Idaho became perhaps the first state in the nation today to have all its superdelegates commit to voting for Barack Obama at this summer's Democratic National Convention. Party chairman Keith Roark's announcement came as a steady stream of superdelegates has begun moving toward the presumptive nominee. He praised both Obama and Hillary Rodham Clinton as strong candidates, but said Obama is in the best position to win nationally and do well in Idaho.
Betsy Russell of the Spokesman-Review arrived a few minutes late for what had been billed as a 12:10 news conference that actually started at noon, so she missed Roark's description of why he went with Obama. Voicing the thoughts of many in the room, she asked what took him so long.

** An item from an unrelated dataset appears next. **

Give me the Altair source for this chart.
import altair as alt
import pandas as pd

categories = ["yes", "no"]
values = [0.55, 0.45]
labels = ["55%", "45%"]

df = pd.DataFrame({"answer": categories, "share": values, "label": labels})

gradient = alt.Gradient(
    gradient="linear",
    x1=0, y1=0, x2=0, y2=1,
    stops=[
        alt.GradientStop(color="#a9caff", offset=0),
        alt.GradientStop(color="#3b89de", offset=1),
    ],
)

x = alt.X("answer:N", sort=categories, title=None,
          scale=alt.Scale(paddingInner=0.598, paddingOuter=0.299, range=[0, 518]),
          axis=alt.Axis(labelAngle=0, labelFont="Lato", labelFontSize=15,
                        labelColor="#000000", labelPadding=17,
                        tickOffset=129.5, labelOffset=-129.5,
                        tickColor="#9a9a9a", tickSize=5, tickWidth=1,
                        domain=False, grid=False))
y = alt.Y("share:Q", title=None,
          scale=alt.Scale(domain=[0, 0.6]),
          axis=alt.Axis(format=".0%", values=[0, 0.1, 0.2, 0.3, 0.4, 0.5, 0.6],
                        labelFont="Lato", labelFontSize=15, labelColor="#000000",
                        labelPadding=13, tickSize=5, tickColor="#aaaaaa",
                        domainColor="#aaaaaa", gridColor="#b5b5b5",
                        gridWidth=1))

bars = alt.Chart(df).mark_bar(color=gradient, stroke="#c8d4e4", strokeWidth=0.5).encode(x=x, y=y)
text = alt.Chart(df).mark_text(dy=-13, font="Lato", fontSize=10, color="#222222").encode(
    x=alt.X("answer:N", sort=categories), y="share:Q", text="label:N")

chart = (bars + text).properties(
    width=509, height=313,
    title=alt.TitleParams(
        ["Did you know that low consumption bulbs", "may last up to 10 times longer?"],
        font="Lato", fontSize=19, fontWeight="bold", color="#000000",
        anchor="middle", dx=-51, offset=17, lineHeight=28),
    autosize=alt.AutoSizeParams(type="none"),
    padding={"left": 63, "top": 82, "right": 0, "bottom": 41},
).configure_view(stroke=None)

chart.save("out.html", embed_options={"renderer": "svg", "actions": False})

But as Roark made clear in the comments he'd prepared for delivery, he needed to do due dilligence on the decision, despite Obama's statewide, 80 percent shellacking of Clinton in the Idaho Democratic caucuses on February 5. "It was important to see how the campaign progressed," Roark answered. "Campaigns are long and hard. What I've seen in the last four-and-a-half months is that Barack Obama isn't the man of steel, he's not Superman, but he is someone who can take a punch and punch right back."

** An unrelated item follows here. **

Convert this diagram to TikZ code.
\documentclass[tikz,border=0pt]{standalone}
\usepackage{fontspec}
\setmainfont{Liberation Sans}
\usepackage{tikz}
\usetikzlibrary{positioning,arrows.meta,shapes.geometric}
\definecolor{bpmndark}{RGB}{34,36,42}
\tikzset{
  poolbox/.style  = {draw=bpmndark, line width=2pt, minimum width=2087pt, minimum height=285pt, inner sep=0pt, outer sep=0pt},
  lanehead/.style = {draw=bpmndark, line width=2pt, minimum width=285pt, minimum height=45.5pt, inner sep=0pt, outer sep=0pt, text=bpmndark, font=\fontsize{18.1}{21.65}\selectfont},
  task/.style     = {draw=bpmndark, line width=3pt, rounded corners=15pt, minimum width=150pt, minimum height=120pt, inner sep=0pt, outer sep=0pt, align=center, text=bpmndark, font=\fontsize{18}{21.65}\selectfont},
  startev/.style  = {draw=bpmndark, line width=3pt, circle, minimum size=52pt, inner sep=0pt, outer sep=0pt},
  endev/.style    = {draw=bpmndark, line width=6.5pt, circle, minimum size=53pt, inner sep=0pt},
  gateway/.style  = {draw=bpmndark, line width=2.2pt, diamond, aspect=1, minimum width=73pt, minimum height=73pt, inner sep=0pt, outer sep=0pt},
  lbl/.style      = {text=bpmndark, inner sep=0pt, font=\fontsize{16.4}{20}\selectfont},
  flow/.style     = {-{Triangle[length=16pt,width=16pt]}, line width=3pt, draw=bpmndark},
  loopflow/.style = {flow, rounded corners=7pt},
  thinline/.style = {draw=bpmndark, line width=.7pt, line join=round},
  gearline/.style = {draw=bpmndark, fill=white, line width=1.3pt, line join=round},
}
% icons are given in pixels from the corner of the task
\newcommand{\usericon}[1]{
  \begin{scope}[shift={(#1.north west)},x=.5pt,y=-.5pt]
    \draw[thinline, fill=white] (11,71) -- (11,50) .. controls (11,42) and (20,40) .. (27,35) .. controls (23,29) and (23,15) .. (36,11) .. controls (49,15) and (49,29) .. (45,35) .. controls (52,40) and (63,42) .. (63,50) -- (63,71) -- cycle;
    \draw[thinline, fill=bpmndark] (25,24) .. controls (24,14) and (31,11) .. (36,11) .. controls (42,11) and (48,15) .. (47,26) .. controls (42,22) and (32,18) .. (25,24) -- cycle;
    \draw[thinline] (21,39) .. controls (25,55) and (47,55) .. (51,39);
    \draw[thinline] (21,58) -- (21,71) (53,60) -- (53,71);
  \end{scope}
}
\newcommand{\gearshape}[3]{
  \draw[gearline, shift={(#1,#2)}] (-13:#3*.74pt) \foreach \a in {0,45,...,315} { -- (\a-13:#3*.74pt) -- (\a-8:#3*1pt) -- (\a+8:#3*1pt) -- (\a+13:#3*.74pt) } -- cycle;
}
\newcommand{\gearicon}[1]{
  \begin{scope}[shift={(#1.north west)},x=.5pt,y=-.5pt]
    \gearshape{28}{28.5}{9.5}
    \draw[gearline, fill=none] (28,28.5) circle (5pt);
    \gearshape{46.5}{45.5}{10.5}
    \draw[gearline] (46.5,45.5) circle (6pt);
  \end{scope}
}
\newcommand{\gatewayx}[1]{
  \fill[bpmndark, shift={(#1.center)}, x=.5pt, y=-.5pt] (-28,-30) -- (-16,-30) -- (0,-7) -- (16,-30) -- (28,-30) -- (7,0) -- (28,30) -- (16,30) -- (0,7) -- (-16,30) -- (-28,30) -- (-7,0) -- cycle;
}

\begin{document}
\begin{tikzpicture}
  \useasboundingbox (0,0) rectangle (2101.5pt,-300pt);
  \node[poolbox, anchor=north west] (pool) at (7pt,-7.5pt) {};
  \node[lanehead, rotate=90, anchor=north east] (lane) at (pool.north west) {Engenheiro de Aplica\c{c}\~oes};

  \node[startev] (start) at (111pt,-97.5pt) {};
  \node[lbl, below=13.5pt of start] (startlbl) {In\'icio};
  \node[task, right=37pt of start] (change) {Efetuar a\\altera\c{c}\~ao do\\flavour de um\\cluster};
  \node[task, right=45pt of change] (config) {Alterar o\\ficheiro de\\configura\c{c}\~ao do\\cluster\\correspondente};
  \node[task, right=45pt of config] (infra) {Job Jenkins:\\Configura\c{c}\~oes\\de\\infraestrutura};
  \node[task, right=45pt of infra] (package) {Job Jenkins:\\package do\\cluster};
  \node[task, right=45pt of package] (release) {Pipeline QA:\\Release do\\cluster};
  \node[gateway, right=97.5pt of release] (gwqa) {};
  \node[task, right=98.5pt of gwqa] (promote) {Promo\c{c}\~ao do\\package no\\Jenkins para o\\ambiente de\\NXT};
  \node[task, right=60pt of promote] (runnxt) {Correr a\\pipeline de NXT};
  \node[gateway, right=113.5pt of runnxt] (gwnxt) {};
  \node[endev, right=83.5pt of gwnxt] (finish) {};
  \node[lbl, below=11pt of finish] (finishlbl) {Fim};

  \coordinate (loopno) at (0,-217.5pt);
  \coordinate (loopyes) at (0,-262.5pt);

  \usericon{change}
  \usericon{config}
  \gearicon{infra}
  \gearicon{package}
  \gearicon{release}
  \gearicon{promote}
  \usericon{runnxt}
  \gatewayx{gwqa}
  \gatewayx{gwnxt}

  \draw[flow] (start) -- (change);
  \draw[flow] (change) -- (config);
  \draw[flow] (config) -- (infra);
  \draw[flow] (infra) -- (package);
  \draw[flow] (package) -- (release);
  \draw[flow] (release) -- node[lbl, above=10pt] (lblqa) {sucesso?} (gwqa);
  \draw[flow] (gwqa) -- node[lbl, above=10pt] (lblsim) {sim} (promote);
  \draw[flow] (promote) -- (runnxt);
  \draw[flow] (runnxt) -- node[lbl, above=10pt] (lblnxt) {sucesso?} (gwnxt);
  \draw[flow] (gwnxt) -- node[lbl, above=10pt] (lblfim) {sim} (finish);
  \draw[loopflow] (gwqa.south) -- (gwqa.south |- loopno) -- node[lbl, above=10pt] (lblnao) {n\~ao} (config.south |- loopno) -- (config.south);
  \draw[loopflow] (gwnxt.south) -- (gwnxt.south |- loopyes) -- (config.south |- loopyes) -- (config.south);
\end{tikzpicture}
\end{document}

Obama's sizable victory in North Carolina last week, coupled with Clinton's razor-thin Indiana win, helped Roark make up his mind. A recent dismissive quote about Idaho from Bill Clinton - whom Roark called "a man of former prominence" - contributed to Obama's case. So did a trip to Obama campaign headquarters late last week, where senior staffers told Roark that the Obama campaign would put resources into Idaho so Democrats can run the first serious presidential campaign we've had in decades.
In fact, considerable human resources are already in place. Also attending today's announcement were dynamic organizing duo Kassie Cerami and T.J. Thomson (pictured here) - who earned well-deserved props for putting Idaho on the campaign's map starting last summer - and about a dozen other core supporters, some of whom have been on board with Obama since early 2007. They represent hundreds of volunteers whose energy brought Obama to speak at Taco Bell Arena on February 2 in what remains one of the campaign's biggest events to date; who organized tens of thousands of Idaho Democrats (and independents and disaffected Republicans) to caucus on a cold February night; and who were out just this past weekend to help kick off the campaign's national voter registration drive.
By contrast, none of the other Democratic presidential campaigns was able to generate much grassroots action in Idaho - another factor that led Roark to give Obama the edge over Clinton. "The unprecedented enthusiasm Senator Obama has generated here in Idaho is unlike anything I have seen in my 31 years of active political participation in this State," he said, adding that it's likely that, beyond financial resources, Idahoans can anticipate a future appearance by Michelle Obama as well as a repeat visit from Barack Obama before Election Day.
Idaho Democrats will name a fifth, so-called "add-on" superdelegate to its national convention delegation at the state party convention next month in Boise. Will that person also support Barack Obama? Roark indicated if the person can read "or count," he or she certainly will.
Update: As of late afternoon, Obama had picked up four more superdelegates today, which put him in the lead for superdelegates by the reckoning of all major media including NBC, The New York Times, The Washington Post, and CNN. Obama has a strong lead in pledged delegates as well.